This may sounds a dumb question but: Is the below link the official finalized c++11 standard? (or at least the latest version) n3337
It is my first time to open-std.org and I am not sure whether this is the official website for holding C++ standards.
Just double checking for sure. (The last time I referenced an unfamiliar website (cplusplus.com) was not a pleasant experience though.)
The open-std web site is used for the internal standardization work. The papers published there can be very close or even identical to the standard document but they are not the official ISO documents. There is isocpp as an entry point to the group standardizing C++.
In the C++ programming language, the C++ Standard Library is a collection of classes and functions, which are written in the core language and part of the C++ ISO Standard itself.
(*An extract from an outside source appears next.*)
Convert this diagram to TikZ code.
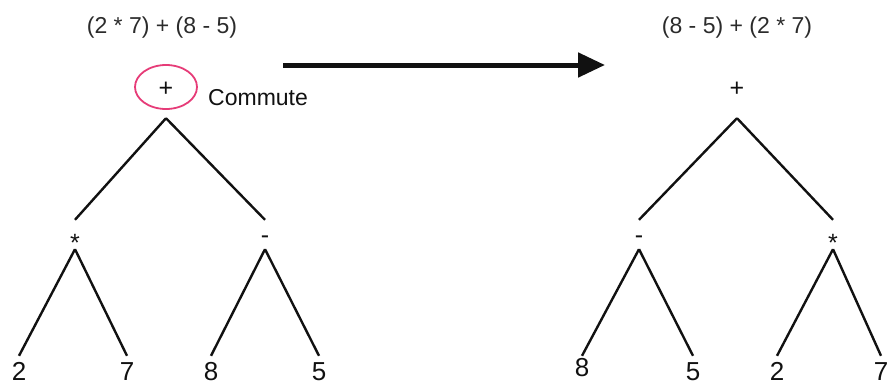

You are not alone with this problem.
Which is why not too long ago isocpp.org was created which, among other things, answers precisely this question.
Quoting from the site:
Where To Get the Current Standard
- Purchase the official standard (US$30). You can purchase the official standard for US$30 at the ANSI Store. (Note: The standard at that link is technically identical to ISO 14882, just with a different cover page; each national body ratifies the ISO standard as its own national standard, and so this document’s cover page officially lists it as U.S. standard INCITS/ISO/IEC 14882-2012 – Programming Language C++.)
- Download the January 2012 working draft (free). Except only for the final standards/reports, all C++ committee documents are freely publicly available, including all working drafts, many of which closely approximate the published standard. The January 2012 working draft contains the C++11 standard plus minor editorial changes.
Where To Get Working Drafts
- Download a PDF of the current working draft (free). This is the easiest way to get the latest prebuilt PDF. However, you can also…
- Get working drafts at GitHub (free), plus version history, diffs, and more! As of November 2011, the LaTeX source of the draft standard is being actively maintained publicly at GitHub. Check out the repo to get the current snapshot, or any previous version in the history.
Note that the links in the quote might be outdated at the time of you reading this, while the actual page on isocpp.org should always be up to date.